Repeat every line of the listing below exactly, minus the pictures.

>> Start DATA LINES

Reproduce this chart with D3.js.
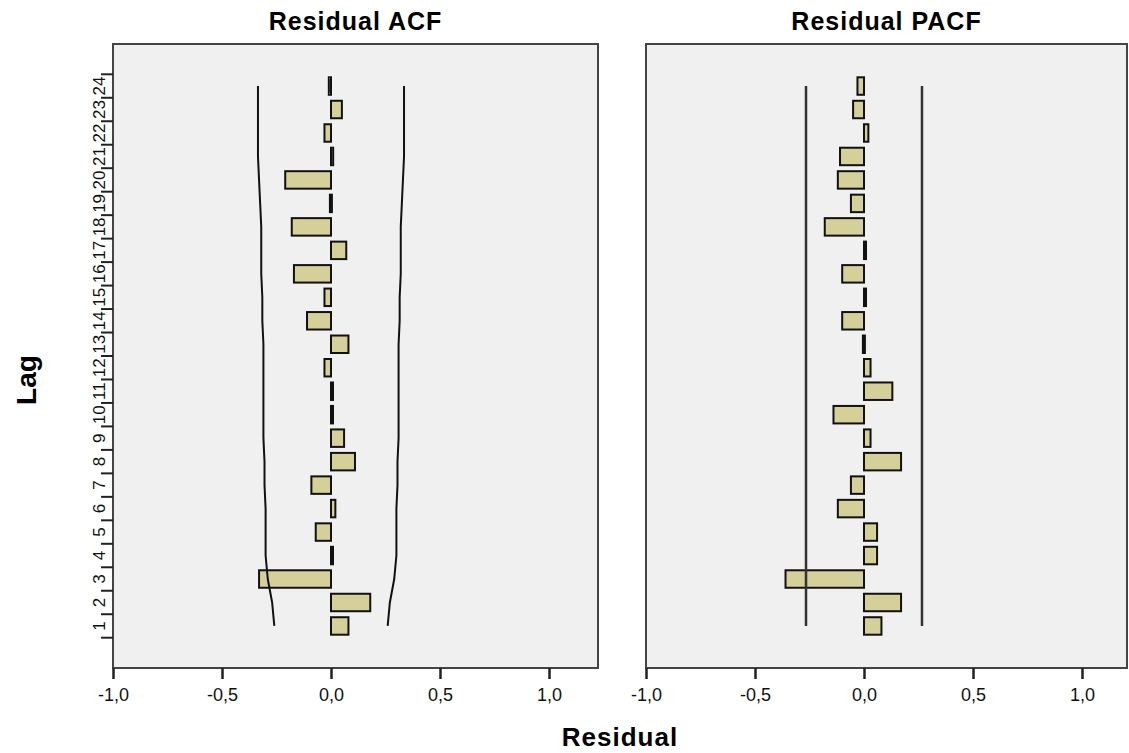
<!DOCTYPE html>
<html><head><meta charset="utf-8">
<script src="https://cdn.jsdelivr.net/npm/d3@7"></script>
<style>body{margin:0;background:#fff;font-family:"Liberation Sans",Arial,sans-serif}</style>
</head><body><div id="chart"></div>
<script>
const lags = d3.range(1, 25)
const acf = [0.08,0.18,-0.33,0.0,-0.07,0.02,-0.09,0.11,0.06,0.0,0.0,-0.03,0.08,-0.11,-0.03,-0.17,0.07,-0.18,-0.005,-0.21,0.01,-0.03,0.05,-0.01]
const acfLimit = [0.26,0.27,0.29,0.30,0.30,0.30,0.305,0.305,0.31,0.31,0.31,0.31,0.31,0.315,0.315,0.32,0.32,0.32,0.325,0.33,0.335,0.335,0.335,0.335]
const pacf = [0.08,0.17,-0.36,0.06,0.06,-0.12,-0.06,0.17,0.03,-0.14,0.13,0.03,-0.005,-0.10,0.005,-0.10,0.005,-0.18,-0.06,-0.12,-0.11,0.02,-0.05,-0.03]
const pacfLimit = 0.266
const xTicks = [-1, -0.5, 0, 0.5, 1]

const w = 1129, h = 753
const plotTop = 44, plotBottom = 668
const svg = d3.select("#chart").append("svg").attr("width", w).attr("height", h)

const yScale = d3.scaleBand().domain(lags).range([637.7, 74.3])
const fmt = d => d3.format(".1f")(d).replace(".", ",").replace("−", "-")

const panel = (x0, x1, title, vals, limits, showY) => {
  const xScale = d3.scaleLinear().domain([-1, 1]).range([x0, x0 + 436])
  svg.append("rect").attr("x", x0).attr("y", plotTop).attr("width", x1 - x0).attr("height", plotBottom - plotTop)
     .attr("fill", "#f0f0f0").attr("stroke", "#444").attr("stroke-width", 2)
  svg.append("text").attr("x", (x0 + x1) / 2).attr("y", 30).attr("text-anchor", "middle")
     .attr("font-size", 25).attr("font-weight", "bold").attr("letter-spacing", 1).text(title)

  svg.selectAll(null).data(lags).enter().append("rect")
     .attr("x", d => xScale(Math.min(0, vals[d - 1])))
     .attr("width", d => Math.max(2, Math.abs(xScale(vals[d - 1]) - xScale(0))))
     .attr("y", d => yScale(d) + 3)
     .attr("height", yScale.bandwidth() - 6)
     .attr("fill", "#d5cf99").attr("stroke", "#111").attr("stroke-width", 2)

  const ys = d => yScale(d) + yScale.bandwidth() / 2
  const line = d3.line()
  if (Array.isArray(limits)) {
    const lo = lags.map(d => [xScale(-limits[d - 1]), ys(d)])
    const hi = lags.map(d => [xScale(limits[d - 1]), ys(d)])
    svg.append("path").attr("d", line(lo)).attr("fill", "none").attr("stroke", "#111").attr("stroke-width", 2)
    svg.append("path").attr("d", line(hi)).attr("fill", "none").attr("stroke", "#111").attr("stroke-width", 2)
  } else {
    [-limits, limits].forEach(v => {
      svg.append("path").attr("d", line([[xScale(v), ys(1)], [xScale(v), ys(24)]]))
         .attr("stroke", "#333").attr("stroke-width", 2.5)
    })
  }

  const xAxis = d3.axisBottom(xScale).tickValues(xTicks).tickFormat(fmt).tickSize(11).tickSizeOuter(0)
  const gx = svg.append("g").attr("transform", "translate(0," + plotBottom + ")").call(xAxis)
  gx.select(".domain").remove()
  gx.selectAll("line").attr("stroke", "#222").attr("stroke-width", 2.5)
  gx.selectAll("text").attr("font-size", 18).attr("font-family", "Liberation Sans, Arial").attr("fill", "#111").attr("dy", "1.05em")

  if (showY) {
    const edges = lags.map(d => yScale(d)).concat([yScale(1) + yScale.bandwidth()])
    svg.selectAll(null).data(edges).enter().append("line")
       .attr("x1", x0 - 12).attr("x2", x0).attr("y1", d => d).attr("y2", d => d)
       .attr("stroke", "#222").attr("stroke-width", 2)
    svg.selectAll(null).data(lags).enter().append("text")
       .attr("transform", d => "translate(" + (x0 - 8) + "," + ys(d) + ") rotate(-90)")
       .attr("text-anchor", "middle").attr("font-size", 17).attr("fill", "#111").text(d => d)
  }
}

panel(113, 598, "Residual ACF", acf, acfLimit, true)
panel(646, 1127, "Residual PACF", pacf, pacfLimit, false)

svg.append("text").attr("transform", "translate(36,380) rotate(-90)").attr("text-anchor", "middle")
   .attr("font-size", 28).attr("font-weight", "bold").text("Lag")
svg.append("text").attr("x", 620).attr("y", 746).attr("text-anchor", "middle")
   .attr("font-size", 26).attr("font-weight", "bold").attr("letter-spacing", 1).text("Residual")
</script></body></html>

>> End DATA LINES

▸ EXPECTED OUTPUT
Reproduce this chart with D3.js.
<!DOCTYPE html>
<html><head><meta charset="utf-8">
<script src="https://cdn.jsdelivr.net/npm/d3@7"></script>
<style>body{margin:0;background:#fff;font-family:"Liberation Sans",Arial,sans-serif}</style>
</head><body><div id="chart"></div>
<script>
const lags = d3.range(1, 25)
const acf = [0.08,0.18,-0.33,0.0,-0.07,0.02,-0.09,0.11,0.06,0.0,0.0,-0.03,0.08,-0.11,-0.03,-0.17,0.07,-0.18,-0.005,-0.21,0.01,-0.03,0.05,-0.01]
const acfLimit = [0.26,0.27,0.29,0.30,0.30,0.30,0.305,0.305,0.31,0.31,0.31,0.31,0.31,0.315,0.315,0.32,0.32,0.32,0.325,0.33,0.335,0.335,0.335,0.335]
const pacf = [0.08,0.17,-0.36,0.06,0.06,-0.12,-0.06,0.17,0.03,-0.14,0.13,0.03,-0.005,-0.10,0.005,-0.10,0.005,-0.18,-0.06,-0.12,-0.11,0.02,-0.05,-0.03]
const pacfLimit = 0.266
const xTicks = [-1, -0.5, 0, 0.5, 1]

const w = 1129, h = 753
const plotTop = 44, plotBottom = 668
const svg = d3.select("#chart").append("svg").attr("width", w).attr("height", h)

const yScale = d3.scaleBand().domain(lags).range([637.7, 74.3])
const fmt = d => d3.format(".1f")(d).replace(".", ",").replace("−", "-")

const panel = (x0, x1, title, vals, limits, showY) => {
  const xScale = d3.scaleLinear().domain([-1, 1]).range([x0, x0 + 436])
  svg.append("rect").attr("x", x0).attr("y", plotTop).attr("width", x1 - x0).attr("height", plotBottom - plotTop)
     .attr("fill", "#f0f0f0").attr("stroke", "#444").attr("stroke-width", 2)
  svg.append("text").attr("x", (x0 + x1) / 2).attr("y", 30).attr("text-anchor", "middle")
     .attr("font-size", 25).attr("font-weight", "bold").attr("letter-spacing", 1).text(title)

  svg.selectAll(null).data(lags).enter().append("rect")
     .attr("x", d => xScale(Math.min(0, vals[d - 1])))
     .attr("width", d => Math.max(2, Math.abs(xScale(vals[d - 1]) - xScale(0))))
     .attr("y", d => yScale(d) + 3)
     .attr("height", yScale.bandwidth() - 6)
     .attr("fill", "#d5cf99").attr("stroke", "#111").attr("stroke-width", 2)

  const ys = d => yScale(d) + yScale.bandwidth() / 2
  const line = d3.line()
  if (Array.isArray(limits)) {
    const lo = lags.map(d => [xScale(-limits[d - 1]), ys(d)])
    const hi = lags.map(d => [xScale(limits[d - 1]), ys(d)])
    svg.append("path").attr("d", line(lo)).attr("fill", "none").attr("stroke", "#111").attr("stroke-width", 2)
    svg.append("path").attr("d", line(hi)).attr("fill", "none").attr("stroke", "#111").attr("stroke-width", 2)
  } else {
    [-limits, limits].forEach(v => {
      svg.append("path").attr("d", line([[xScale(v), ys(1)], [xScale(v), ys(24)]]))
         .attr("stroke", "#333").attr("stroke-width", 2.5)
    })
  }

  const xAxis = d3.axisBottom(xScale).tickValues(xTicks).tickFormat(fmt).tickSize(11).tickSizeOuter(0)
  const gx = svg.append("g").attr("transform", "translate(0," + plotBottom + ")").call(xAxis)
  gx.select(".domain").remove()
  gx.selectAll("line").attr("stroke", "#222").attr("stroke-width", 2.5)
  gx.selectAll("text").attr("font-size", 18).attr("font-family", "Liberation Sans, Arial").attr("fill", "#111").attr("dy", "1.05em")

  if (showY) {
    const edges = lags.map(d => yScale(d)).concat([yScale(1) + yScale.bandwidth()])
    svg.selectAll(null).data(edges).enter().append("line")
       .attr("x1", x0 - 12).attr("x2", x0).attr("y1", d => d).attr("y2", d => d)
       .attr("stroke", "#222").attr("stroke-width", 2)
    svg.selectAll(null).data(lags).enter().append("text")
       .attr("transform", d => "translate(" + (x0 - 8) + "," + ys(d) + ") rotate(-90)")
       .attr("text-anchor", "middle").attr("font-size", 17).attr("fill", "#111").text(d => d)
  }
}

panel(113, 598, "Residual ACF", acf, acfLimit, true)
panel(646, 1127, "Residual PACF", pacf, pacfLimit, false)

svg.append("text").attr("transform", "translate(36,380) rotate(-90)").attr("text-anchor", "middle")
   .attr("font-size", 28).attr("font-weight", "bold").text("Lag")
svg.append("text").attr("x", 620).attr("y", 746).attr("text-anchor", "middle")
   .attr("font-size", 26).attr("font-weight", "bold").attr("letter-spacing", 1).text("Residual")
</script></body></html>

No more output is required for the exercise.